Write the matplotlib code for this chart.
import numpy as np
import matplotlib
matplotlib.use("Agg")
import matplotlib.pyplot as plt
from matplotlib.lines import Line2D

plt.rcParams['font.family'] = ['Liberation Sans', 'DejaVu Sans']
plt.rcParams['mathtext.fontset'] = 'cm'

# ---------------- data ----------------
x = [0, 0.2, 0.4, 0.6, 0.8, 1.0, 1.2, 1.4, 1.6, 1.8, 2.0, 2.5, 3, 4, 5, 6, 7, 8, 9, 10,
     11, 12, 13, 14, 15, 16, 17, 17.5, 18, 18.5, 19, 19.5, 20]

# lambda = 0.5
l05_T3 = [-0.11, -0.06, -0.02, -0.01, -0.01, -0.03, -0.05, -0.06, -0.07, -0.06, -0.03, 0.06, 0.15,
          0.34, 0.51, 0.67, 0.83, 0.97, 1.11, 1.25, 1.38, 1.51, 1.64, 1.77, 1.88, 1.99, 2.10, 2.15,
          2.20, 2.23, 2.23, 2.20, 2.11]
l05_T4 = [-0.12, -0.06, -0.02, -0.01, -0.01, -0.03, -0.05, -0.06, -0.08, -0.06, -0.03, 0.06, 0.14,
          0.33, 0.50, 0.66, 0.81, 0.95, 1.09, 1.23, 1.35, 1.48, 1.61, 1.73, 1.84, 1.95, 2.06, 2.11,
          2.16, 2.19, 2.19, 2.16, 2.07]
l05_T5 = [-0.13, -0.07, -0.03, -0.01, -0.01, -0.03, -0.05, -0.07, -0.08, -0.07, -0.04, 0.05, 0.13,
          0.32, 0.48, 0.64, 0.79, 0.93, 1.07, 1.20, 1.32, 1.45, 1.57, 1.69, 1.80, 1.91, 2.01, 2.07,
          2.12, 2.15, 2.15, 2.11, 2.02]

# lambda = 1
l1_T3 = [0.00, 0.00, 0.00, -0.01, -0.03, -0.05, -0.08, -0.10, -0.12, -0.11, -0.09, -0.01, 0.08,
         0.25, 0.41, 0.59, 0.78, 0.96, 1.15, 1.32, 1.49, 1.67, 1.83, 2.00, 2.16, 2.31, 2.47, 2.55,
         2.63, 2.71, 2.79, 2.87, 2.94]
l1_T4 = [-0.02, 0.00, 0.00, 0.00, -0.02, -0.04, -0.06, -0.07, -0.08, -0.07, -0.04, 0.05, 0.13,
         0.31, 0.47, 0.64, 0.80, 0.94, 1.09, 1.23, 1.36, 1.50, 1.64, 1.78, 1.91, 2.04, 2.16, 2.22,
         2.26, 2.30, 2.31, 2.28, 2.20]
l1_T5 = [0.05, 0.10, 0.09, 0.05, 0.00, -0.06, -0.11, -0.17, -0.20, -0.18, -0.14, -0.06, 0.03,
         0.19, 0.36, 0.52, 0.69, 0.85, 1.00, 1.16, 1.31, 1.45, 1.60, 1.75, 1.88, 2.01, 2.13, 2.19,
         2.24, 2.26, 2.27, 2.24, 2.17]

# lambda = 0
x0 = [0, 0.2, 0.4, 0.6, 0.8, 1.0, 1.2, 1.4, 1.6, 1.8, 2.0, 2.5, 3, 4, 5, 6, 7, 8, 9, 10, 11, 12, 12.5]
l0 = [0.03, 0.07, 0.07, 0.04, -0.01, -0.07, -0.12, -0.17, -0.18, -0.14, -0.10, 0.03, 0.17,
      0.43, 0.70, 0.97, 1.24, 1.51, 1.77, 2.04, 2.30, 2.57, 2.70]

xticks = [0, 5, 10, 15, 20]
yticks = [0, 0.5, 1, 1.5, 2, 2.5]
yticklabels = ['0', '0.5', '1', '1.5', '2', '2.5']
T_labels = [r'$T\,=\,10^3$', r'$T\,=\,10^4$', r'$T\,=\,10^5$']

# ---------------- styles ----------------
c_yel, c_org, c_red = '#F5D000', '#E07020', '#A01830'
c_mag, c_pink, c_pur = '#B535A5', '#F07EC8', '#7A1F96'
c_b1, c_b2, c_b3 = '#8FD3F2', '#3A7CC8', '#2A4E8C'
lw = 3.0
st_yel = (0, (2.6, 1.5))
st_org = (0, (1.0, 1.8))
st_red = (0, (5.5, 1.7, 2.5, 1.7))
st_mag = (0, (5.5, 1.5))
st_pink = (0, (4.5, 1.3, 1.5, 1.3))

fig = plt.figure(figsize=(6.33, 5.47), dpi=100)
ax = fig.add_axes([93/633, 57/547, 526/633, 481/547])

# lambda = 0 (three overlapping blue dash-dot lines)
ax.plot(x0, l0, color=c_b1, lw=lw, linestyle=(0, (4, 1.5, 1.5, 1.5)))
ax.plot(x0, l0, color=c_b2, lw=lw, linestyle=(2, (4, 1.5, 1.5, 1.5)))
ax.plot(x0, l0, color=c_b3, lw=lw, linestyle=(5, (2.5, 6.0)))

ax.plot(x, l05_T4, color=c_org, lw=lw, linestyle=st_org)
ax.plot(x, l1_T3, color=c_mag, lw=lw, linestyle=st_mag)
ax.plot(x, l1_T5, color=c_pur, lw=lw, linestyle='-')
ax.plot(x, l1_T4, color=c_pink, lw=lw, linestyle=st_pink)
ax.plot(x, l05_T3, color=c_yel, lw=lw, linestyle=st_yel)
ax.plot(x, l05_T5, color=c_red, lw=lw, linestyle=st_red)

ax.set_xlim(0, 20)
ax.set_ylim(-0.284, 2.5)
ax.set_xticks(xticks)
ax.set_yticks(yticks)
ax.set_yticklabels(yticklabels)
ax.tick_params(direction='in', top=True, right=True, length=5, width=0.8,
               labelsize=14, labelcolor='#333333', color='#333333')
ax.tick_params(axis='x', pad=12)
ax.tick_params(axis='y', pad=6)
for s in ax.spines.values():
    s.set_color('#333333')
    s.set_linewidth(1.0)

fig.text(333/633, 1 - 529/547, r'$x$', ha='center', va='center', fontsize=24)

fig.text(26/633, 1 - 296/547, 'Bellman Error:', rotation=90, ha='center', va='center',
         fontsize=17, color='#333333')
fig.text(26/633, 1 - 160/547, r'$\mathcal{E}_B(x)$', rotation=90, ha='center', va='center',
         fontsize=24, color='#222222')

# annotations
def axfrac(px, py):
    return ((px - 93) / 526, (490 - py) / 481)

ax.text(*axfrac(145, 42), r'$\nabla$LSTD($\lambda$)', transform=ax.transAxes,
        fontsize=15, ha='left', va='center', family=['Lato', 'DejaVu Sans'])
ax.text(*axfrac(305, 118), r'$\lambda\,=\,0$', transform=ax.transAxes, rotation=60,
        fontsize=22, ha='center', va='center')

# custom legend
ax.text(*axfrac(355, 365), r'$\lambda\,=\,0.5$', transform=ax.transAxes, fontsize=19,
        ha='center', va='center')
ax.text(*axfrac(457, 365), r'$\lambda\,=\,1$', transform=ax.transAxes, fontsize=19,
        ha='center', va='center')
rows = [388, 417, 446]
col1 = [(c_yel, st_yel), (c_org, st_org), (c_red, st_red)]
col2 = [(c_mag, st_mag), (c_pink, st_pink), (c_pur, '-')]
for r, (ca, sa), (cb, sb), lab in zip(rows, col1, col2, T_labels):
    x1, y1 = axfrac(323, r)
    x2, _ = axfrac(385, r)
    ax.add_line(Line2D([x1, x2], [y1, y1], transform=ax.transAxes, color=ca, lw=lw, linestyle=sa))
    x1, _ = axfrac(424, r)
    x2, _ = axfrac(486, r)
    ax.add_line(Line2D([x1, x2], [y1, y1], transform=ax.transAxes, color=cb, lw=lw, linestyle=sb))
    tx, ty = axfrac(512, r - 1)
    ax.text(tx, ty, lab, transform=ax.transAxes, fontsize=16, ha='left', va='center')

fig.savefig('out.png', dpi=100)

++++++

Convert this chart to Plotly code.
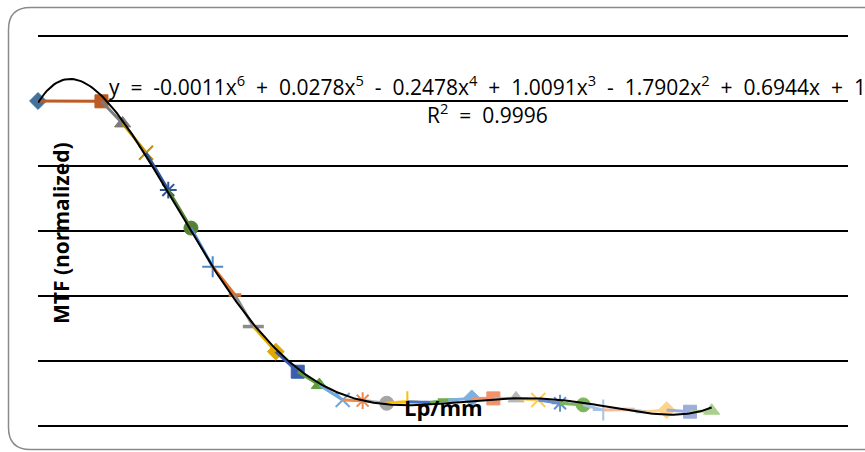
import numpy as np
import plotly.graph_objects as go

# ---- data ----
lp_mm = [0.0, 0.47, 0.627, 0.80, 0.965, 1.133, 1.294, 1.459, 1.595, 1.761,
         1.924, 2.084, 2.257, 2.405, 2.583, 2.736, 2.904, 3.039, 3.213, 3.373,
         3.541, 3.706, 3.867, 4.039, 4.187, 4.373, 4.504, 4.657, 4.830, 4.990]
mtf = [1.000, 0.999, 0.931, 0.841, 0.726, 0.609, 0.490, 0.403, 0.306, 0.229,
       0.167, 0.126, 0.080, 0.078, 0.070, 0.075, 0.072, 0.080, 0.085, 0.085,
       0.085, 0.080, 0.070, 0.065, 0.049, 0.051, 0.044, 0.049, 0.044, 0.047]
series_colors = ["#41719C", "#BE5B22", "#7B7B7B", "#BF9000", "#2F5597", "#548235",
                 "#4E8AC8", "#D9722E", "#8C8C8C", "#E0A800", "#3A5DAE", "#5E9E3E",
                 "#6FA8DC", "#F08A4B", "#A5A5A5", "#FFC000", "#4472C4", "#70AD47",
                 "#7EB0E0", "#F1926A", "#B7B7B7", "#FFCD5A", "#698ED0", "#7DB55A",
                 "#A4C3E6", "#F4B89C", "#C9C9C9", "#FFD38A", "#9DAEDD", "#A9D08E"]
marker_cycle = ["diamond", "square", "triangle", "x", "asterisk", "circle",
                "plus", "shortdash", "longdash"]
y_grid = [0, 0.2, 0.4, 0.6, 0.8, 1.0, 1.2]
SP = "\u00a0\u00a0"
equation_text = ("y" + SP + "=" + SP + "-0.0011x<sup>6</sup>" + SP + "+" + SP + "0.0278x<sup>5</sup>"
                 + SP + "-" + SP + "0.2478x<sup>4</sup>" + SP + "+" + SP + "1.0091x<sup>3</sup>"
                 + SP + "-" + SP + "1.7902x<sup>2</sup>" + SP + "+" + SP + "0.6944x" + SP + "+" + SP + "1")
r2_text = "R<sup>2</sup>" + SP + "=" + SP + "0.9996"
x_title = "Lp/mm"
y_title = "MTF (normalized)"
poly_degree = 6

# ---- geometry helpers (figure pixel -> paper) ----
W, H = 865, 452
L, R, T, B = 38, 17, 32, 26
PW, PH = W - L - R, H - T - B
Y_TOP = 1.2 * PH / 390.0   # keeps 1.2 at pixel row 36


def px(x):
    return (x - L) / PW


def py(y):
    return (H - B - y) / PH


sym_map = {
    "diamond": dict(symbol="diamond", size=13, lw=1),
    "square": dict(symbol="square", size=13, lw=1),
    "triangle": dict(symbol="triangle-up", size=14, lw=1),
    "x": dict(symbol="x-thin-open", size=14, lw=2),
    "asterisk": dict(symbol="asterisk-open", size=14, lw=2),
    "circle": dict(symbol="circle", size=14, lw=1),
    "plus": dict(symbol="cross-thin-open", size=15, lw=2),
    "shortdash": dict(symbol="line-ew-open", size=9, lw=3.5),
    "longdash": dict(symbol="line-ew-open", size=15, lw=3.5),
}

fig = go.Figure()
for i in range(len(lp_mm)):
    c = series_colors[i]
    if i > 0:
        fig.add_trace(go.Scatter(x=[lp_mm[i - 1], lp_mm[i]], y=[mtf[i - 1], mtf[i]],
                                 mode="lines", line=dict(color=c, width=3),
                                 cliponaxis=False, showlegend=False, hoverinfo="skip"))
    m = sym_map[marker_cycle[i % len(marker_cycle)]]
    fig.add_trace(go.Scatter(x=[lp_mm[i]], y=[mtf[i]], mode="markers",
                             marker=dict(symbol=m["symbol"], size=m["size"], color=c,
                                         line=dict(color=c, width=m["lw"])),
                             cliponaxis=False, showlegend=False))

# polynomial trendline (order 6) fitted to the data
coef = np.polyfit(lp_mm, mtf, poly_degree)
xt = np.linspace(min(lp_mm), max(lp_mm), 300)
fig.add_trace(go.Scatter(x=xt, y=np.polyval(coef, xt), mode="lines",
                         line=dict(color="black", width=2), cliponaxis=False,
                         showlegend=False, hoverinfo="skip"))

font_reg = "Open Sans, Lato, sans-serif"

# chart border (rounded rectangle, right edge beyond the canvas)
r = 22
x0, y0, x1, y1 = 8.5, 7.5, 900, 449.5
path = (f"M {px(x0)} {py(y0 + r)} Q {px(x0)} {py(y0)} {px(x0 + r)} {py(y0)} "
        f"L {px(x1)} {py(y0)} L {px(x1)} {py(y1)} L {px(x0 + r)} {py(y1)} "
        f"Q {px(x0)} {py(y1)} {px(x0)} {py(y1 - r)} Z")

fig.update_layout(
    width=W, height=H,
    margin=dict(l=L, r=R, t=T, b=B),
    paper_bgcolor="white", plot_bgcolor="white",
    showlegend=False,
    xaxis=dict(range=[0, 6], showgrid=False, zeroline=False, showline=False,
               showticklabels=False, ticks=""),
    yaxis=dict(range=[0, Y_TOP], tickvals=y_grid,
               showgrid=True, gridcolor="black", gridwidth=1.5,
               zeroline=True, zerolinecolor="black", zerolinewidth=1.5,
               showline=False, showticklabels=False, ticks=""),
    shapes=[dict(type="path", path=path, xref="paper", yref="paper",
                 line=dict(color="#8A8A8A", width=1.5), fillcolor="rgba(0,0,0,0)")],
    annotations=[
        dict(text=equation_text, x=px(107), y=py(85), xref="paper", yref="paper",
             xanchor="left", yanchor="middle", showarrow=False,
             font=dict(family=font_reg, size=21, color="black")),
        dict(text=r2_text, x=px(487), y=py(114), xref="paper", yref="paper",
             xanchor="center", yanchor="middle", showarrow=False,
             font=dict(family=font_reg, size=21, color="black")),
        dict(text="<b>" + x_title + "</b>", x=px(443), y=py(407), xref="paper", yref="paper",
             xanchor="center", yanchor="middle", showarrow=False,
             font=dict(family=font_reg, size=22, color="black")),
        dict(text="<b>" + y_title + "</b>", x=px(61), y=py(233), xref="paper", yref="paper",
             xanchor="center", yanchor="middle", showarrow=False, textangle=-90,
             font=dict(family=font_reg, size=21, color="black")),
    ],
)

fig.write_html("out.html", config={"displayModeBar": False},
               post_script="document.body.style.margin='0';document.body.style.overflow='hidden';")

++++++

● Written problem
Transcribe, word for word, every line from the line with "Write the matplotlib code for this chart." to the line with "plt.rcParams['mathtext.fontset'] = 'cm'", inclusive, and output nothing else.

● Final result
Write the matplotlib code for this chart.
import numpy as np
import matplotlib
matplotlib.use("Agg")
import matplotlib.pyplot as plt
from matplotlib.lines import Line2D

plt.rcParams['font.family'] = ['Liberation Sans', 'DejaVu Sans']
plt.rcParams['mathtext.fontset'] = 'cm'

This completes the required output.